XXXIII do tempo comum Leia mais
Homilia
A parábola dos talentos começa falando de um homem que antes de partir, convoca os três empregados e entrega-lhes os seus bens. A sua confiança neles é absoluta, tanto é verdade que confia a cada um, uma grande soma de talentos. O talento correspondia a cerca de 50 quilos de ouro, portanto, era um valor deveras relevante. Essa consistência manifesta a importância do encargo que o patrão confia aos três empregados. Pois bem, ao primeiro, confia a gestão de cinco talentos, um verdadeiro tesouro. Ao segundo, entrega dois e ao terceiro, um. A entrega, como se vê, é pessoal e respeita as diferentes capacidades de cada um. Portanto, não estamos perante uma banal homologação: o patrão conhece as diferentes capacidades de cada um dos seus empregados e respeita-a. Entre a partida e o regresso do patrão, os três empregados devem fazer render o que lhes foi confiado. É claro que eles não são os proprietários, mas apenas administradores. Com efeito, quando regressará, o patrão pedir-lhes-á contas de como administraram o que lhes foi confiado. Após a partida do patrão, o primeiro empregado põe-se logo com as mãos à obra e duplica o capital (v. 16). Não é um acaso que o evangelista escreve que “logo” o primeiro empregado começou a trabalhar, como que a indicar o forte empenho e, portanto, a responsabilidade que sente pelos interesses do patrão. O mesmo acontece com o segundo empregado (v. 17). O terceiro, pelo contrário, cava um buraco na terra e esconde o talento recebido. Fazemos notar que o facto de ter enterrado o talento não é um episódio assim tão estranho; corresponde a um ditame da jurisprudência rabínica segundo o qual quem, depois da entrega, enterra um penho ou um depósito, fica livre de qualquer responsabilidade.

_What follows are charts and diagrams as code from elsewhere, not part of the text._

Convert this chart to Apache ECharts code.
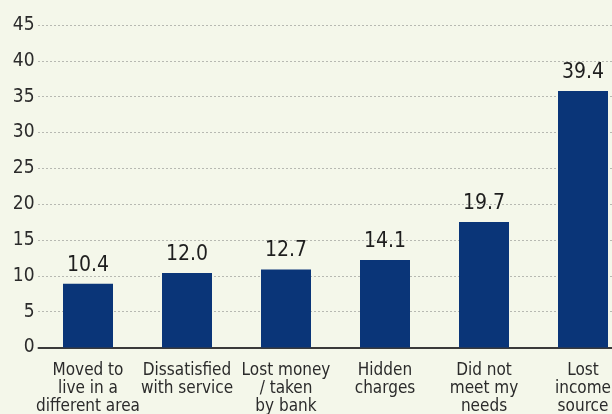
<!DOCTYPE html>
<html>
<head>
<meta charset="utf-8">
<script src="https://cdn.jsdelivr.net/npm/echarts@6/dist/echarts.min.js"></script>
<style>
  html, body { margin: 0; padding: 0; background: #f4f7ea; }
  #chart { width: 612px; height: 414px; }
</style>
</head>
<body>
<div id="chart"></div>
<script>
// data
const categories = [
  'Moved to\nlive in a\ndifferent area',
  'Dissatisfied\nwith service',
  'Lost money\n/ taken\nby bank',
  'Hidden\ncharges',
  'Did not\nmeet my\nneeds',
  'Lost\nincome\nsource'
];
// bar heights as drawn against the axis
const barHeights = [8.9, 10.4, 10.9, 12.2, 17.5, 35.8];
// printed value labels
const labelValues = ['10.4', '12.0', '12.7', '14.1', '19.7', '39.4'];
const yTicks = [0, 5, 10, 15, 20, 25, 30, 35, 40, 45];

const font = '"Liberation Sans Narrow", "DejaVu Sans Condensed", sans-serif';

const chart = echarts.init(document.getElementById('chart'), null, { renderer: 'canvas' });

const option = {
  backgroundColor: '#f4f7ea',
  animation: false,
  grid: {
    left: 38.5,
    right: -20.5,   // last category runs past the right edge
    top: 25,
    bottom: 66.5,
    containLabel: false,
    outerBoundsMode: 'none'
  },
  xAxis: {
    type: 'category',
    data: categories,
    axisLine: { show: true, lineStyle: { color: '#3a3a3a', width: 2 } },
    axisTick: { show: false },
    axisLabel: {
      interval: 0,
      color: '#2b2b2b',
      fontFamily: font,
      fontSize: 17,
      lineHeight: 18,
      margin: 14
    }
  },
  yAxis: {
    type: 'value',
    min: yTicks[0],
    max: yTicks[yTicks.length - 1],
    interval: 5,
    axisLine: { show: false },
    axisTick: { show: false },
    axisLabel: {
      color: '#2b2b2b',
      fontFamily: font,
      fontSize: 19,
      margin: 4
    },
    splitLine: {
      show: true,
      lineStyle: { color: '#7a7a7a', type: [1, 3], width: 1 }
    }
  },
  series: [
    {
      type: 'bar',
      data: barHeights,
      barWidth: 50,
      itemStyle: { color: '#0a3578' },
      label: {
        show: true,
        position: 'top',
        distance: 8,
        color: '#1e1e1e',
        fontFamily: font,
        fontSize: 21,
        formatter: (p) => labelValues[p.dataIndex]
      }
    }
  ]
};

chart.setOption(option);
</script>
</body>
</html>
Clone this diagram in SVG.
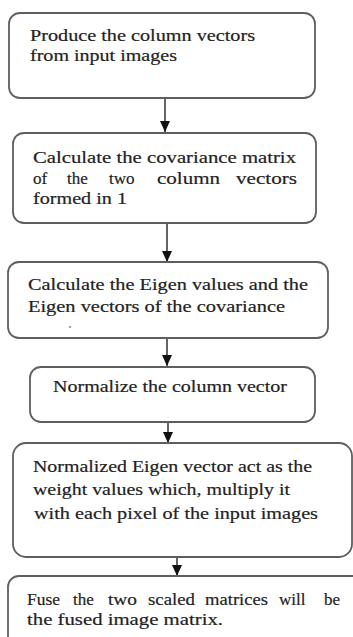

Com o regresso do patrão, o primeiro empregado apresenta-se e é exaltado e recompensado. O segundo aproxima-se e também ele apresenta o dobro daquilo que tinha recebido, sendo também ele recompensado. O terceiro aproxima-se e entrega ao patrão aquele único talento que tinha recebido. E justifica também o motivo desse seu comportamento: tinha medo de um patrão tão severo e queria, portanto, salvaguardar-se, seguindo estritamente o ditame jurídico. Aquele talento, aqueles talentos, são a vida, não a vida abstracta mas aquela concreta, a de todos os dias, feita de relações entre nós e o mundo. Tudo é entregue à responsabilidade de cada um de nós para que o possamos fazer frutificar. E a cada um de nós é dado conforme as nossas capacidades. Isto significa que na vida, não há uma medida igual para todos, mas também que ninguém é incapaz de fazer frutificar a vida que tem; ninguém pode apresentar desculpas (a mentalidade, o carácter, a própria doença e o enfraquecimento...) para se subtrair à responsabilidade de empregar a própria vida fazendo-a frutificar. Quanto muito, amiúde fazemo-la frutificar só para nós, utilizamo-la só para o nosso interesse, para a nossa segurança, para a nossa própria tranquilidade e nada mais. Foi o que fez o terceiro empregado: enterrou o talento para ter “paz e segurança”, como escreve o apóstolo na carta aos Tessalonicenses.
O terceiro empregado tinha a lei do seu lado que o eximia de qualquer responsabilidade e, sobretudo, dos riscos do empenho. A parábola adverte que, na verdade, este empregado preferiu esconder a própria vida num buraco, numa avarenta e egoística tranquilidade. E, provavelmente, é aqui que está o medo. Medo não tanto do patrão, quanto de perder a própria tranquilidade avarenta. Com esta parábola, Jesus revela por um lado, a ambiguidade daquele que se contenta daquilo que é, sem nenhum desejo de mudar, sem nenhuma aspiração de transformar a vida e, no fundo, sem nenhuma ambição para que a vida de todos seja mais feliz. Por outro lado, mostra que o Reino do Céu inicia precisamente quando cada um de nós, grande ou pequeno que seja, forte ou fraco que seja, não se fecha na sovinice e na mesquinhez de si mesmo, mas abre-se à vida, ao empenho para mudar o próprio coração, ao desejo operoso que a vida dos mais fracos seja ajudada, que este nosso mundo esteja mais perto do Evangelho. É assim que a nossa vida será multiplicada, a nossa fraqueza será fortificada, a nossa pobreza será transformada em riqueza, a nossa alegria será plena: “Muito bem, empregado bom e fiel... foste fiel na administração de tão pouco, eu confiar-te-ei muito mais; vem participar da minha alegria”.